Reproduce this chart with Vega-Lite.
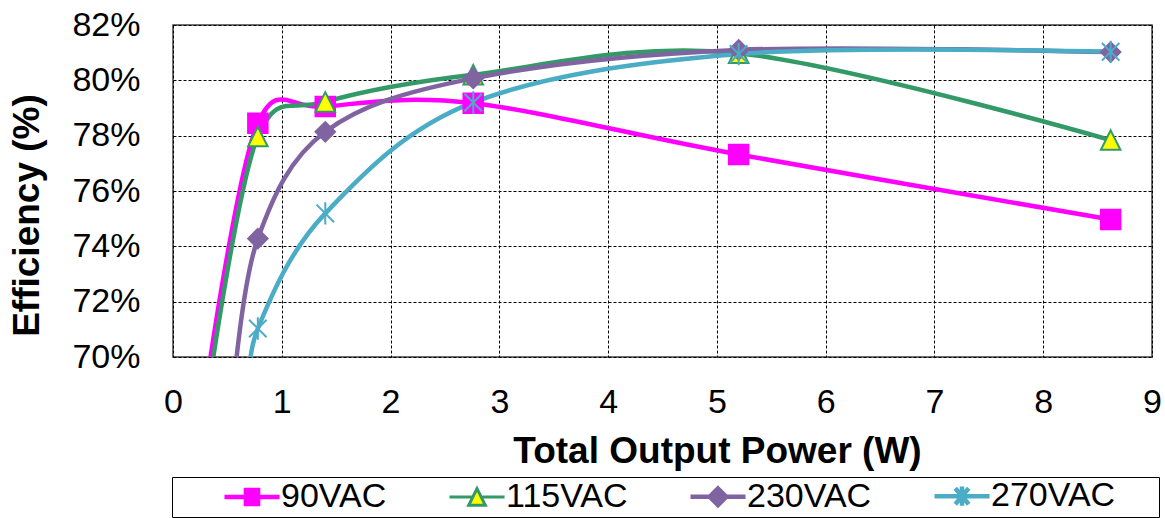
{
  "$schema": "https://vega.github.io/schema/vega-lite/v6.json",
  "width": 979,
  "height": 332,
  "autosize": {"type": "none"},
  "padding": {"left": 173, "top": 25, "right": 13, "bottom": 161},
  "background": "white",
  "config": {
    "font": "Liberation Sans",
    "view": {"stroke": "#404040", "strokeWidth": 1.5},
    "axis": {
      "domain": false,
      "ticks": false,
      "tickSize": 0,
      "grid": true,
      "gridColor": "#000000",
      "gridDash": [3, 2],
      "gridWidth": 1,
      "labelFont": "Liberation Sans",
      "labelFontSize": 34,
      "labelColor": "#000000",
      "titleFont": "Liberation Sans",
      "titleFontSize": 37,
      "titleFontWeight": "bold",
      "titleColor": "#000000"
    }
  },
  "data": {
    "values": [
      {"series": "90VAC", "power": 0.33, "eff": 69.6},
      {"series": "90VAC", "power": 0.78, "eff": 78.45},
      {"series": "90VAC", "power": 1.4, "eff": 79.05},
      {"series": "90VAC", "power": 2.76, "eff": 79.17},
      {"series": "90VAC", "power": 5.2, "eff": 77.32},
      {"series": "90VAC", "power": 8.62, "eff": 74.97},
      {"series": "115VAC", "power": 0.35, "eff": 69.45},
      {"series": "115VAC", "power": 0.78, "eff": 77.97},
      {"series": "115VAC", "power": 1.4, "eff": 79.22},
      {"series": "115VAC", "power": 2.76, "eff": 80.2},
      {"series": "115VAC", "power": 5.2, "eff": 80.98},
      {"series": "115VAC", "power": 8.62, "eff": 77.84},
      {"series": "230VAC", "power": 0.56, "eff": 69.0},
      {"series": "230VAC", "power": 0.78, "eff": 74.28},
      {"series": "230VAC", "power": 1.4, "eff": 78.14},
      {"series": "230VAC", "power": 2.76, "eff": 80.07},
      {"series": "230VAC", "power": 5.2, "eff": 81.1},
      {"series": "230VAC", "power": 8.62, "eff": 81.02},
      {"series": "270VAC", "power": 0.71, "eff": 68.6},
      {"series": "270VAC", "power": 0.78, "eff": 71.03},
      {"series": "270VAC", "power": 1.4, "eff": 75.19},
      {"series": "270VAC", "power": 2.76, "eff": 79.2},
      {"series": "270VAC", "power": 5.2, "eff": 80.95},
      {"series": "270VAC", "power": 8.62, "eff": 81.03}
    ]
  },
  "resolve": {"scale": {"stroke": "independent"}},
  "layer": [
    {
      "mark": {"type": "line", "interpolate": "cardinal", "strokeWidth": 4.5, "clip": true},
      "encoding": {
        "x": {
          "field": "power",
          "type": "quantitative",
          "scale": {"domain": [0, 9], "nice": false, "zero": false},
          "axis": {
            "values": [0, 1, 2, 3, 4, 5, 6, 7, 8, 9],
            "format": "d",
            "title": "Total Output Power (W)",
            "labelPadding": 28,
            "labelFlush": false,
            "titleX": 544,
            "titleY": 105,
            "titleBaseline": "alphabetic"
          }
        },
        "y": {
          "field": "eff",
          "type": "quantitative",
          "scale": {"domain": [70, 82], "nice": false, "zero": false},
          "axis": {
            "values": [70, 72, 74, 76, 78, 80, 82],
            "labelExpr": "datum.value + '%'",
            "labelPadding": 33,
            "labelFlush": false,
            "title": "Efficiency (%)",
            "titleAngle": 270,
            "titleX": -135,
            "titleY": 190,
            "titleBaseline": "alphabetic"
          }
        },
        "stroke": {
          "field": "series",
          "type": "nominal",
          "scale": {
            "domain": ["90VAC", "115VAC", "230VAC", "270VAC"],
            "range": ["#FF00FF", "#339966", "#8064A2", "#4BACC6"]
          },
          "legend": {
            "orient": "none",
            "legendX": -1,
            "legendY": 452,
            "direction": "horizontal",
            "columns": 4,
            "title": "\u00a0",
            "titleOrient": "right",
            "titlePadding": 42,
            "strokeColor": "#000000",
            "padding": 2,
            "symbolSize": 1024,
            "symbolOffset": 61,
            "labelOffset": 12,
            "columnPadding": 12,
            "labelFont": "Liberation Sans",
            "labelFontSize": 34,
            "labelColor": "#000000",
            "labelLimit": 400,
            "encode": {
              "symbols": {
                "update": {
                  "shape": {"signal": "datum.value === '90VAC' ? 'M-1.72,0H1.72M-0.38,-0.44H0.38V0.44H-0.38Z' : datum.value === '115VAC' ? 'M-1.72,0H-0.34M0.34,0H1.72M0,-0.52L0.52,0.52L-0.52,0.52Z' : datum.value === '230VAC' ? 'M-1.72,0H-0.5M0.5,0H1.72M0,-0.52L0.52,0L0,0.52L-0.52,0Z' : 'M-1.72,0H1.72M-0.42,-0.5L0.42,0.5M-0.42,0.5L0.42,-0.5M0,-0.6V0.6'"},
                  "fill": {"signal": "datum.value === '90VAC' ? '#FF00FF' : datum.value === '115VAC' ? '#FFFF00' : datum.value === '230VAC' ? '#8064A2' : 'transparent'"},
                  "stroke": {"signal": "datum.value === '90VAC' ? '#FF00FF' : datum.value === '115VAC' ? '#339966' : datum.value === '230VAC' ? '#8064A2' : '#4BACC6'"},
                  "strokeWidth": {"signal": "datum.value === '115VAC' ? 3 : 4.5"},
                  "opacity": {"value": 1}
                }
              }
            }
          }
        }
      }
    },
    {
      "mark": {"type": "point", "filled": true, "size": 380, "strokeWidth": 2, "opacity": 1, "clip": true},
      "encoding": {
        "x": {"field": "power", "type": "quantitative"},
        "y": {"field": "eff", "type": "quantitative"},
        "stroke": {
          "field": "series",
          "type": "nominal",
          "scale": {
            "domain": ["90VAC", "115VAC", "230VAC", "270VAC"],
            "range": ["#FF00FF", "#339966", "#8064A2", "#4BACC6"]
          },
          "legend": null
        },
        "fill": {
          "field": "series",
          "type": "nominal",
          "scale": {
            "domain": ["90VAC", "115VAC", "230VAC", "270VAC"],
            "range": ["#FF00FF", "#FFFF00", "#8064A2", "transparent"]
          },
          "legend": null
        },
        "shape": {
          "field": "series",
          "type": "nominal",
          "scale": {
            "domain": ["90VAC", "115VAC", "230VAC", "270VAC"],
            "range": ["square", "M0,-1L1,1L-1,1Z", "diamond", "M-0.9,-0.9L0.9,0.9M-0.9,0.9L0.9,-0.9M0,-1.15V1.15"]
          },
          "legend": null
        }
      }
    }
  ]
}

__Exercise brief__
The data above needs to be retyped exactly, with the images left out.

__Full response__
Reproduce this chart with Vega-Lite.
{
  "$schema": "https://vega.github.io/schema/vega-lite/v6.json",
  "width": 979,
  "height": 332,
  "autosize": {"type": "none"},
  "padding": {"left": 173, "top": 25, "right": 13, "bottom": 161},
  "background": "white",
  "config": {
    "font": "Liberation Sans",
    "view": {"stroke": "#404040", "strokeWidth": 1.5},
    "axis": {
      "domain": false,
      "ticks": false,
      "tickSize": 0,
      "grid": true,
      "gridColor": "#000000",
      "gridDash": [3, 2],
      "gridWidth": 1,
      "labelFont": "Liberation Sans",
      "labelFontSize": 34,
      "labelColor": "#000000",
      "titleFont": "Liberation Sans",
      "titleFontSize": 37,
      "titleFontWeight": "bold",
      "titleColor": "#000000"
    }
  },
  "data": {
    "values": [
      {"series": "90VAC", "power": 0.33, "eff": 69.6},
      {"series": "90VAC", "power": 0.78, "eff": 78.45},
      {"series": "90VAC", "power": 1.4, "eff": 79.05},
      {"series": "90VAC", "power": 2.76, "eff": 79.17},
      {"series": "90VAC", "power": 5.2, "eff": 77.32},
      {"series": "90VAC", "power": 8.62, "eff": 74.97},
      {"series": "115VAC", "power": 0.35, "eff": 69.45},
      {"series": "115VAC", "power": 0.78, "eff": 77.97},
      {"series": "115VAC", "power": 1.4, "eff": 79.22},
      {"series": "115VAC", "power": 2.76, "eff": 80.2},
      {"series": "115VAC", "power": 5.2, "eff": 80.98},
      {"series": "115VAC", "power": 8.62, "eff": 77.84},
      {"series": "230VAC", "power": 0.56, "eff": 69.0},
      {"series": "230VAC", "power": 0.78, "eff": 74.28},
      {"series": "230VAC", "power": 1.4, "eff": 78.14},
      {"series": "230VAC", "power": 2.76, "eff": 80.07},
      {"series": "230VAC", "power": 5.2, "eff": 81.1},
      {"series": "230VAC", "power": 8.62, "eff": 81.02},
      {"series": "270VAC", "power": 0.71, "eff": 68.6},
      {"series": "270VAC", "power": 0.78, "eff": 71.03},
      {"series": "270VAC", "power": 1.4, "eff": 75.19},
      {"series": "270VAC", "power": 2.76, "eff": 79.2},
      {"series": "270VAC", "power": 5.2, "eff": 80.95},
      {"series": "270VAC", "power": 8.62, "eff": 81.03}
    ]
  },
  "resolve": {"scale": {"stroke": "independent"}},
  "layer": [
    {
      "mark": {"type": "line", "interpolate": "cardinal", "strokeWidth": 4.5, "clip": true},
      "encoding": {
        "x": {
          "field": "power",
          "type": "quantitative",
          "scale": {"domain": [0, 9], "nice": false, "zero": false},
          "axis": {
            "values": [0, 1, 2, 3, 4, 5, 6, 7, 8, 9],
            "format": "d",
            "title": "Total Output Power (W)",
            "labelPadding": 28,
            "labelFlush": false,
            "titleX": 544,
            "titleY": 105,
            "titleBaseline": "alphabetic"
          }
        },
        "y": {
          "field": "eff",
          "type": "quantitative",
          "scale": {"domain": [70, 82], "nice": false, "zero": false},
          "axis": {
            "values": [70, 72, 74, 76, 78, 80, 82],
            "labelExpr": "datum.value + '%'",
            "labelPadding": 33,
            "labelFlush": false,
            "title": "Efficiency (%)",
            "titleAngle": 270,
            "titleX": -135,
            "titleY": 190,
            "titleBaseline": "alphabetic"
          }
        },
        "stroke": {
          "field": "series",
          "type": "nominal",
          "scale": {
            "domain": ["90VAC", "115VAC", "230VAC", "270VAC"],
            "range": ["#FF00FF", "#339966", "#8064A2", "#4BACC6"]
          },
          "legend": {
            "orient": "none",
            "legendX": -1,
            "legendY": 452,
            "direction": "horizontal",
            "columns": 4,
            "title": "\u00a0",
            "titleOrient": "right",
            "titlePadding": 42,
            "strokeColor": "#000000",
            "padding": 2,
            "symbolSize": 1024,
            "symbolOffset": 61,
            "labelOffset": 12,
            "columnPadding": 12,
            "labelFont": "Liberation Sans",
            "labelFontSize": 34,
            "labelColor": "#000000",
            "labelLimit": 400,
            "encode": {
              "symbols": {
                "update": {
                  "shape": {"signal": "datum.value === '90VAC' ? 'M-1.72,0H1.72M-0.38,-0.44H0.38V0.44H-0.38Z' : datum.value === '115VAC' ? 'M-1.72,0H-0.34M0.34,0H1.72M0,-0.52L0.52,0.52L-0.52,0.52Z' : datum.value === '230VAC' ? 'M-1.72,0H-0.5M0.5,0H1.72M0,-0.52L0.52,0L0,0.52L-0.52,0Z' : 'M-1.72,0H1.72M-0.42,-0.5L0.42,0.5M-0.42,0.5L0.42,-0.5M0,-0.6V0.6'"},
                  "fill": {"signal": "datum.value === '90VAC' ? '#FF00FF' : datum.value === '115VAC' ? '#FFFF00' : datum.value === '230VAC' ? '#8064A2' : 'transparent'"},
                  "stroke": {"signal": "datum.value === '90VAC' ? '#FF00FF' : datum.value === '115VAC' ? '#339966' : datum.value === '230VAC' ? '#8064A2' : '#4BACC6'"},
                  "strokeWidth": {"signal": "datum.value === '115VAC' ? 3 : 4.5"},
                  "opacity": {"value": 1}
                }
              }
            }
          }
        }
      }
    },
    {
      "mark": {"type": "point", "filled": true, "size": 380, "strokeWidth": 2, "opacity": 1, "clip": true},
      "encoding": {
        "x": {"field": "power", "type": "quantitative"},
        "y": {"field": "eff", "type": "quantitative"},
        "stroke": {
          "field": "series",
          "type": "nominal",
          "scale": {
            "domain": ["90VAC", "115VAC", "230VAC", "270VAC"],
            "range": ["#FF00FF", "#339966", "#8064A2", "#4BACC6"]
          },
          "legend": null
        },
        "fill": {
          "field": "series",
          "type": "nominal",
          "scale": {
            "domain": ["90VAC", "115VAC", "230VAC", "270VAC"],
            "range": ["#FF00FF", "#FFFF00", "#8064A2", "transparent"]
          },
          "legend": null
        },
        "shape": {
          "field": "series",
          "type": "nominal",
          "scale": {
            "domain": ["90VAC", "115VAC", "230VAC", "270VAC"],
            "range": ["square", "M0,-1L1,1L-1,1Z", "diamond", "M-0.9,-0.9L0.9,0.9M-0.9,0.9L0.9,-0.9M0,-1.15V1.15"]
          },
          "legend": null
        }
      }
    }
  ]
}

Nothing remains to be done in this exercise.